When a professor asks what is the central image of a poem, what am I looking for?Discuss in specific detail the symbolic significance and function of the central image in one of the poems OR...
When a professor asks what is the central image of a poem, what am I looking for?
Discuss in specific detail the symbolic significance and function of the central image in one of the poems OR compare how the central image functions in each of the poems to shape the poem's structure and meaning.
Your professor is referring to the main image which is to be found in most poems. You can find discussions of many poems with central images in eNotes. For example, in Robert Frost's heavily discussed "The Road Not Taken," the central image is a place where two roads diverge in the woods. In Shakespeare's heavily discussed Sonnet #55, the central image is a cemetery full of tombstones and monuments. In Edgar Allan Poe's heavily eNoted poem "The Raven" the central image is that of a raven sitting on top of a bust of the goddess Pallas Athene. In John Keats's heavily eNoted "Ode to a Skylark" the central image is a skylark singing in some bushes.
It is pretty easy to find the central image and then to see why and how the poet is using it. In Wordsworth's famous poem "The Daffodills" the central image is a field full of golden daffodills. In Keats's "On First Looking into Chapman's Homer" the central image is a book containing a translation of Homer. In Robert Frost's "Stopping by Woods on a Snowy Evening" the central image is a stand of trees being covered with snow. In Robert Browning's famous "My Last Duchess," also heavily covered in eNotes, the central image is a portrait of a beautiful young woman. Hart Crane wrote a famous poem about the Brooklyn Bridge. Guess what the central image was.

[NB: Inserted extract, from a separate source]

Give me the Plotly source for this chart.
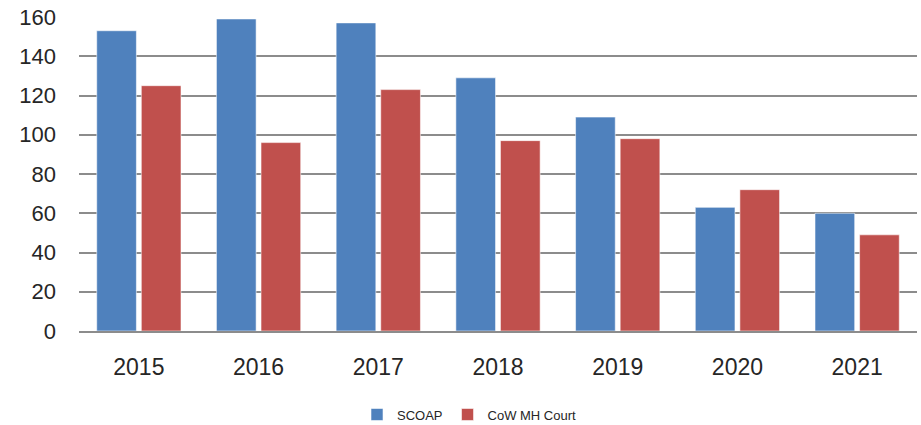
import plotly.graph_objects as go

years = ["2015", "2016", "2017", "2018", "2019", "2020", "2021"]
scoap = [153, 159, 157, 129, 109, 63, 60]
cow_mh_court = [125, 96, 123, 97, 98, 72, 49]
y_ticks = [0, 20, 40, 60, 80, 100, 120, 140, 160]

fig = go.Figure()
fig.add_trace(go.Bar(
    x=years, y=scoap, name="SCOAP",
    marker=dict(color="#4F81BD", line=dict(color="rgba(255,255,255,0.55)", width=1)),
))
fig.add_trace(go.Bar(
    x=years, y=cow_mh_court, name="CoW MH Court",
    marker=dict(color="#C0504D", line=dict(color="rgba(255,255,255,0.55)", width=1)),
))

fig.update_layout(
    width=921, height=425,
    margin=dict(l=79, r=4, t=17, b=94, autoexpand=False),
    paper_bgcolor="white", plot_bgcolor="white",
    barmode="group", bargap=0.255, bargroupgap=0.11,
    font=dict(family="Liberation Sans, Arial, sans-serif", color="#262626"),
    showlegend=True,
    legend=dict(
        orientation="h",
        x=0.466, xanchor="center", y=-0.266, yanchor="middle",
        font=dict(size=13, color="#262626"),
        itemwidth=30, traceorder="normal",
    ),
    xaxis=dict(
        showgrid=False, showline=True, linecolor="#8C8C8C", linewidth=2,
        tickfont=dict(size=23), ticks="", ticklabelstandoff=14, automargin=False,
    ),
    yaxis=dict(
        range=[0, 160], tickvals=y_ticks, showgrid=True,
        gridcolor="#8C8C8C", gridwidth=2, zeroline=False,
        tickfont=dict(size=22), ticks="", ticklabelstandoff=22, automargin=False,
    ),
)

fig.write_html(
    "out.html",
    config={"displayModeBar": False},
    post_script="document.body.style.margin='0';document.body.style.overflow='hidden';",
)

I suggest that you read about some of these poems in eNotes and familiarize yourself with the concept of central images. From there, it should be easy to discuss why and how poets use them. The central image often serves as the inspiration for the poem itself, as with Wordsworth's "Daffodills." In other cases the central image serves as a metaphor for something the poet is experiencing or re-experiencing, as with Poe's raven.